Isaac: Like I said earlier, I like being myself. I didn’t want to give myself problems by taking her to a place where I won’t be able to afford the bill. There at Shitta, no matter what she had, I would be able to pay and be comfortable.
How did you eventually pop the question?
Isaac: After about a year, I felt it was time to make the move. I asked her and she agreed.
Nneka: He asked me when the only thing I could say was ‘yes’ (laughter).
Isaac: All the while, I gave her lots of fun. I had a lot of fun in my briefcase. There were lots of activities and events that we attended together. There wasn’t much money but I sure gave her lots of fun.
With your busy schedule, how do you create quality time for your kids?
Isaac: Yeah, we have time for them now…
Nneka: They (kids) did not come on time, so we had time to solidify Goge Africa.
Was it deliberate, Goge Africa first and kids later?

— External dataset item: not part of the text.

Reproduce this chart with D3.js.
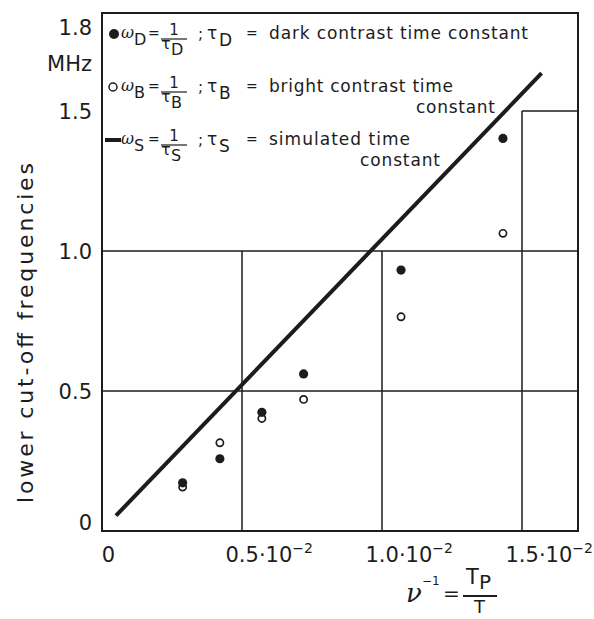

Isaac: God made it that way. He wanted us to devote time to Goge Africa, because our first child would have been 22 years old by now, but we lost that child and we stayed for another 13 years before the first kid came. So, we had time to build Goge Africa before the kids came. Now, Goge Africa has grown up.
What has been your most memorable moment this last 20 years?
Isaac: We were in Ethiopia in 2002 and a CNN crew interviewed us. We didn’t know when they would air it, but as God would have it, we went to Ikoyi Hotel now Southern Sun to discuss with the management about a crew coming from France for a co-production with Goge Africa. When we were ushered into the manager’s office, guess what, he said ‘I was just watching your interview on CNN’ and we were like ‘wow!’ Then he said ‘what do you guys want me to do for you?’ We told him, and right there he gave us three rooms for three weeks without paying a dime.
After 20 years, what’s next for Goge Africa?
Isaac: Right now, our mission is to sell the African story to as many TV stations across the world as possible so they can see other parts of Africa that they have not seen.